Second, the Goods from a NY Times Bestseller: Lynn Viehl's Royalty Earnings
Can you say eye-opening. The dollars alone are interesting, I mean who hasn't wondered what kind of cash you are pulling in when on the bestseller list? But Lynn actually goes beyond the data to provide us with some context around the numbers. For example, it is very important to consider the size of your print run when trying to predict your chances of being on the coveted list. Some runs are just too small to be in the running. Also, if you check this out, be sure to read over the comments too. Some other authors have chimed in, adding their two cents and I found it just as insightful.
Last, the basics on Royalty Calculation: Joe Wikert's 2020 Publishing Blog
I included this post because many folks new to the writing business don't understand the basics on how royalties work. I always hear a lot of questions about advances against future royalties--and more recently debates about which is better a higher or lower advances (though I can discuss that in another post). This is just to get you caught up on the basics. Joe has a couple other interesting posts on money aspects of writing, so be sure to take a look around his site.
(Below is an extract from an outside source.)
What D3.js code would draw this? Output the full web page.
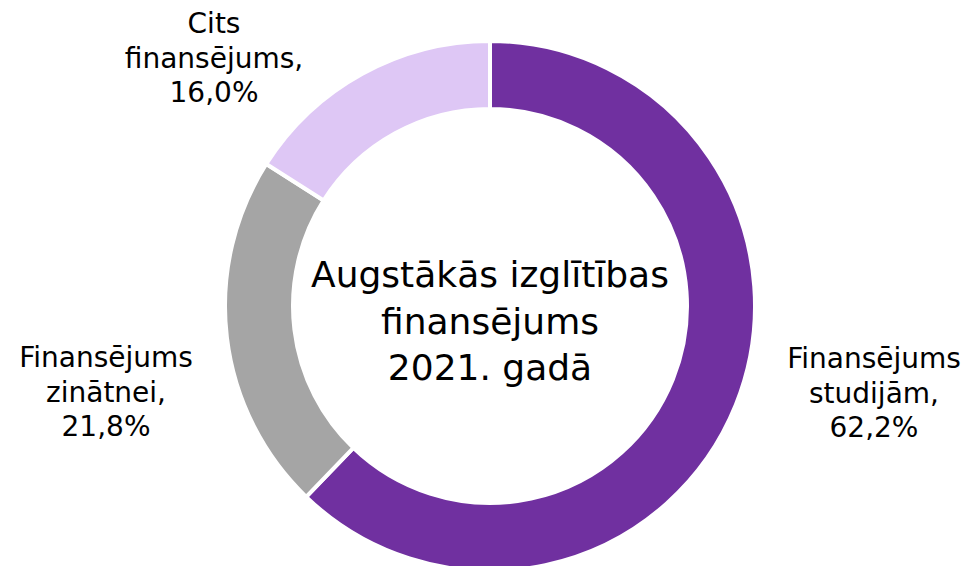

I should add that it is important to consider your source and take everything with a grain of salt. There are no absolutes in publishing. When folks talk about earnings, there are a multitude of factors that contribute to the final dollar figure on that freshly cut check. For example, advances often differ from genre to genre. I personally have seen lower advances in SciFi and Fantasy than in mainstream fiction. Some publishing houses may be willing to do larger print runs than others and it may have nothing to do with you or your book. Just keep this info in the back of your head, because you never know when it will come in handy.